» **EXERCISE OBJECTIVE**
Return exactly, and only, the lines from the one holding "Emit a Python" through the one holding "40, 45, 50]", both included; the pictures stay out.

» **RECORDED INFORMATION**

↓↓↓

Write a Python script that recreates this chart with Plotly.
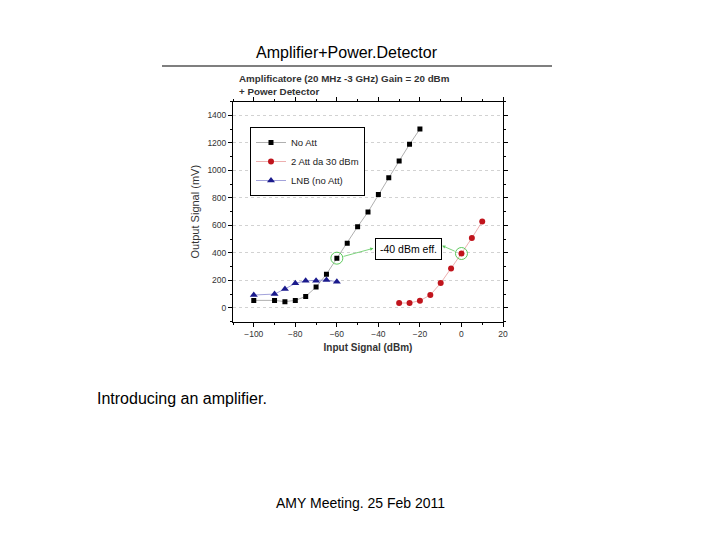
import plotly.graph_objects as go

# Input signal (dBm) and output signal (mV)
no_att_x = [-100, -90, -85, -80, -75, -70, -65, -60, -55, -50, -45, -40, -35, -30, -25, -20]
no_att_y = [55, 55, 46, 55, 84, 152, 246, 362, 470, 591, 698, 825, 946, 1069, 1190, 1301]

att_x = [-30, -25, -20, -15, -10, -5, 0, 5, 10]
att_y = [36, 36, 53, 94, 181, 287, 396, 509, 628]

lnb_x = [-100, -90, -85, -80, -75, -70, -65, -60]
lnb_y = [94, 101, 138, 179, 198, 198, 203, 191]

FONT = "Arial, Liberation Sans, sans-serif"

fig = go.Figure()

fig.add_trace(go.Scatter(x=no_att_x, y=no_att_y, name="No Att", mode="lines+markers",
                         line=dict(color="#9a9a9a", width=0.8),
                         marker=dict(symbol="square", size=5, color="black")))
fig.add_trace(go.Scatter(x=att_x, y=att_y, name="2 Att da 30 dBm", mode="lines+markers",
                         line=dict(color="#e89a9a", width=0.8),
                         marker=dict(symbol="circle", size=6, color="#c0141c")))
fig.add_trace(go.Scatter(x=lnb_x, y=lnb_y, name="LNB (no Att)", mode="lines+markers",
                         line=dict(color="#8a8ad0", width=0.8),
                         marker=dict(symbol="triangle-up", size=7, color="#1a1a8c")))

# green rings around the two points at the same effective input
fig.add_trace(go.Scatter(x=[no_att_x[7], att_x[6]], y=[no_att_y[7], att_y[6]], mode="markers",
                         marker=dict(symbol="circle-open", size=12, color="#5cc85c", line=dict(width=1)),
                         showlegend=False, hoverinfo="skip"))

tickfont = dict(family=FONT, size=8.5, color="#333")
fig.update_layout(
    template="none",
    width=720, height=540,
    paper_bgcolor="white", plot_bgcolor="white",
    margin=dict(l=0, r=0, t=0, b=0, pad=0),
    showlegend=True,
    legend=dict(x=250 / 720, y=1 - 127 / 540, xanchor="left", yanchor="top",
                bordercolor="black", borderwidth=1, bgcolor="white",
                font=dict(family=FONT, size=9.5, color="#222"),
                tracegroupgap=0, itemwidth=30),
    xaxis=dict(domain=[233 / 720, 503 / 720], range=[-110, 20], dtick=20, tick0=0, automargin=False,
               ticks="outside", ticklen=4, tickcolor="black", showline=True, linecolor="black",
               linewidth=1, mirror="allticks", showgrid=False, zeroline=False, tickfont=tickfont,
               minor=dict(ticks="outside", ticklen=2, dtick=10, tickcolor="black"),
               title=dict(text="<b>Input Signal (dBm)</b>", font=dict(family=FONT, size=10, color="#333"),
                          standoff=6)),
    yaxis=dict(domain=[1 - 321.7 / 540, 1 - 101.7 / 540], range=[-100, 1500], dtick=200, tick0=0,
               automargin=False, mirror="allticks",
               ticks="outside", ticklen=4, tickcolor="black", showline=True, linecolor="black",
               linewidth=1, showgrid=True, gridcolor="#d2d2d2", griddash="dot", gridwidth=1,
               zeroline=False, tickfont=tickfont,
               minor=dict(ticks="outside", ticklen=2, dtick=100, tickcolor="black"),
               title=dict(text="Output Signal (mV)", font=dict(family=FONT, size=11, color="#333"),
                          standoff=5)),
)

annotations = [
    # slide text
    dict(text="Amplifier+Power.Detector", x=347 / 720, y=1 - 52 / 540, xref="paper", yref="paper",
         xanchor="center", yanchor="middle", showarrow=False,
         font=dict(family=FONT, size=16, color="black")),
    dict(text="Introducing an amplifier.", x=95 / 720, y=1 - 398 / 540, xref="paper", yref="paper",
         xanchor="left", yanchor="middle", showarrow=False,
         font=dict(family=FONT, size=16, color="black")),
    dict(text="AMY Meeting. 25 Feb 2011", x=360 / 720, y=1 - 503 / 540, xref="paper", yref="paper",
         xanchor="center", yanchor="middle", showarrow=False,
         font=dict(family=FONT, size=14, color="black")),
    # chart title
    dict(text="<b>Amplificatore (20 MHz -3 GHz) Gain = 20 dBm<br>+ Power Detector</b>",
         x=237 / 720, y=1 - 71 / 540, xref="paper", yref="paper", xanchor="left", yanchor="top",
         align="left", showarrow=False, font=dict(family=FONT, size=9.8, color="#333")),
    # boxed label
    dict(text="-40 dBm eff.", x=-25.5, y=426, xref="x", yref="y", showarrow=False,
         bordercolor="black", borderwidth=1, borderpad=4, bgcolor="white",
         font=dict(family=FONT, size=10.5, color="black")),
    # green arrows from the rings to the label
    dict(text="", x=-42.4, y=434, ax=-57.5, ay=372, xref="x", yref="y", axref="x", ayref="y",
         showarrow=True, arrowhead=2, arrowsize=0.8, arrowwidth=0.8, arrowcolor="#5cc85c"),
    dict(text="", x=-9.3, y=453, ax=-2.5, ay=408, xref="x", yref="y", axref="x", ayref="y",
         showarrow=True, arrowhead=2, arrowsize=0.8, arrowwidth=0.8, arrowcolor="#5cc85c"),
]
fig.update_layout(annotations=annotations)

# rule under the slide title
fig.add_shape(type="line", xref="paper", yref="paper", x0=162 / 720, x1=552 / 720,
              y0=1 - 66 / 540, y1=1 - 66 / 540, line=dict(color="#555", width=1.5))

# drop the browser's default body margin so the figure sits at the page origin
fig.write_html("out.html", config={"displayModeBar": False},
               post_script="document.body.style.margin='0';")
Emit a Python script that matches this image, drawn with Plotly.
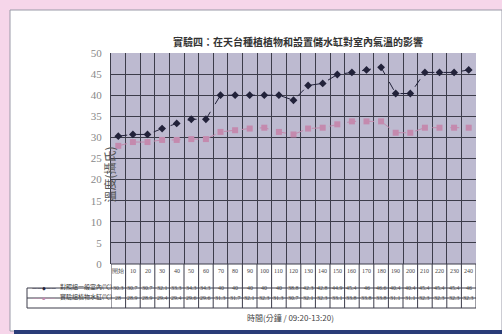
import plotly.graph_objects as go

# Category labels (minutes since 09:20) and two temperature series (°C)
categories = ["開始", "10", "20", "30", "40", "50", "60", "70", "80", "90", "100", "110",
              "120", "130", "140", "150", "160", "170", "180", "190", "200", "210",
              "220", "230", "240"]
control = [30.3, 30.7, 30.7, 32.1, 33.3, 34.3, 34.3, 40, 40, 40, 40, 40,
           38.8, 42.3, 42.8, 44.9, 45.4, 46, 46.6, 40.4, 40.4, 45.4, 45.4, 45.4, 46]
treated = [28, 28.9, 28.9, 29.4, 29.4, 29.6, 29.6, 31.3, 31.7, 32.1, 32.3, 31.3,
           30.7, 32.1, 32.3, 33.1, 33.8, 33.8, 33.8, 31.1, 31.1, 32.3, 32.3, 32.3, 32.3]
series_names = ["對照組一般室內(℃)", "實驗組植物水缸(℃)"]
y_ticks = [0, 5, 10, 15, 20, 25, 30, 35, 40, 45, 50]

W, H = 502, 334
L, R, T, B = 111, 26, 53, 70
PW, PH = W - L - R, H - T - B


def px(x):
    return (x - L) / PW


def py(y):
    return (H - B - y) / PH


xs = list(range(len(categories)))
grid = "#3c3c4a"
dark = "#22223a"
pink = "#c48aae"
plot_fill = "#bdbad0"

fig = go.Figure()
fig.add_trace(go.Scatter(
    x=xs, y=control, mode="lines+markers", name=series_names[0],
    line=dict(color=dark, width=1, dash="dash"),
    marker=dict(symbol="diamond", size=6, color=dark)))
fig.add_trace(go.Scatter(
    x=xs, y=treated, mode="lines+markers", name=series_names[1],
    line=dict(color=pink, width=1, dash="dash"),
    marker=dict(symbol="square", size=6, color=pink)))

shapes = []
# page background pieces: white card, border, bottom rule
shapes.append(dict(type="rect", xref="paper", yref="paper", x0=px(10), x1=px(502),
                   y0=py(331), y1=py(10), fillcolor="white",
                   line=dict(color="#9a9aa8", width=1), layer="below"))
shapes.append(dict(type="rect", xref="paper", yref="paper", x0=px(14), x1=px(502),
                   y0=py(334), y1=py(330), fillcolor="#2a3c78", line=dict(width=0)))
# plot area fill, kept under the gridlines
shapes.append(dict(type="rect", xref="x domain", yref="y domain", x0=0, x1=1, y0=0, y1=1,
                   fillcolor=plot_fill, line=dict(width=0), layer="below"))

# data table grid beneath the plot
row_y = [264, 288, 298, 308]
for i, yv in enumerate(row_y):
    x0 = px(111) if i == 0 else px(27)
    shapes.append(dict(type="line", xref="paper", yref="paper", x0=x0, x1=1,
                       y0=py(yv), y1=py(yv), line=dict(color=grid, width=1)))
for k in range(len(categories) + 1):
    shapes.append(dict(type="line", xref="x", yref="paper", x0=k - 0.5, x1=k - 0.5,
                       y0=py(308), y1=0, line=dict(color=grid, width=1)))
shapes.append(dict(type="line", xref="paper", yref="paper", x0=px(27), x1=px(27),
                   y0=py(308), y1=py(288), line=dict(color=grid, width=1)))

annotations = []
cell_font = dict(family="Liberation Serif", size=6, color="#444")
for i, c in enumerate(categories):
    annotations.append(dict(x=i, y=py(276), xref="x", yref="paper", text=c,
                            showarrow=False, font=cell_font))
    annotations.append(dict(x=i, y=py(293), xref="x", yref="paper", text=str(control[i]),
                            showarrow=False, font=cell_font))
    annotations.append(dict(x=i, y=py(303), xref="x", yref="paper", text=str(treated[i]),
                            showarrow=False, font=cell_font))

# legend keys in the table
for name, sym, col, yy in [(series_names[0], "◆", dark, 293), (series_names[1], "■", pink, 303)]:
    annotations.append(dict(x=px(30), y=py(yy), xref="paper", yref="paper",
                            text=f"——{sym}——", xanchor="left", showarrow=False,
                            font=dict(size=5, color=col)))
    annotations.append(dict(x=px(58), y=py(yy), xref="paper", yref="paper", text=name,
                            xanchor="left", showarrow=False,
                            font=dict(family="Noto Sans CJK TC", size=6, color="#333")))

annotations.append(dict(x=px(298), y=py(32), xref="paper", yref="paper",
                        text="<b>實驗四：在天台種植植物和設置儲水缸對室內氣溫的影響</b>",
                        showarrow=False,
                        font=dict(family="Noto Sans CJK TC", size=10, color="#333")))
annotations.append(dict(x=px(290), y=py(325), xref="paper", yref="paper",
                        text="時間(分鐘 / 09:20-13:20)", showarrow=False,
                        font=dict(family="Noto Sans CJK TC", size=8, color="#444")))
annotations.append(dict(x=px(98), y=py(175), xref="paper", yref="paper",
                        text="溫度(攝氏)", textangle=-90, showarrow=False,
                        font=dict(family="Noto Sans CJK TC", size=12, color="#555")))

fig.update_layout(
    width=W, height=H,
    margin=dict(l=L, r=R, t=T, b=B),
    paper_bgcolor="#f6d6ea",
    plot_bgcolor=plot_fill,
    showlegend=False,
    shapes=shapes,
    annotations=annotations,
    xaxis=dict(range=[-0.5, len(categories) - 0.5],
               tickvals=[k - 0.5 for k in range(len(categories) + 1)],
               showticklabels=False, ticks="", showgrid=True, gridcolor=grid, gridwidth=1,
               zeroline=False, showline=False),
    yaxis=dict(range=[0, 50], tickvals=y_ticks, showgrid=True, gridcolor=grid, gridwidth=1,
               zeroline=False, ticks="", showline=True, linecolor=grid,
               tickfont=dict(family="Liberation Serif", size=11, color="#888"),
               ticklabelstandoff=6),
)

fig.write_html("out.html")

↑↑↑

» **THE REPLY**
Emit a Python script that matches this image, drawn with Plotly.
import plotly.graph_objects as go

# Category labels (minutes since 09:20) and two temperature series (°C)
categories = ["開始", "10", "20", "30", "40", "50", "60", "70", "80", "90", "100", "110",
              "120", "130", "140", "150", "160", "170", "180", "190", "200", "210",
              "220", "230", "240"]
control = [30.3, 30.7, 30.7, 32.1, 33.3, 34.3, 34.3, 40, 40, 40, 40, 40,
           38.8, 42.3, 42.8, 44.9, 45.4, 46, 46.6, 40.4, 40.4, 45.4, 45.4, 45.4, 46]
treated = [28, 28.9, 28.9, 29.4, 29.4, 29.6, 29.6, 31.3, 31.7, 32.1, 32.3, 31.3,
           30.7, 32.1, 32.3, 33.1, 33.8, 33.8, 33.8, 31.1, 31.1, 32.3, 32.3, 32.3, 32.3]
series_names = ["對照組一般室內(℃)", "實驗組植物水缸(℃)"]
y_ticks = [0, 5, 10, 15, 20, 25, 30, 35, 40, 45, 50]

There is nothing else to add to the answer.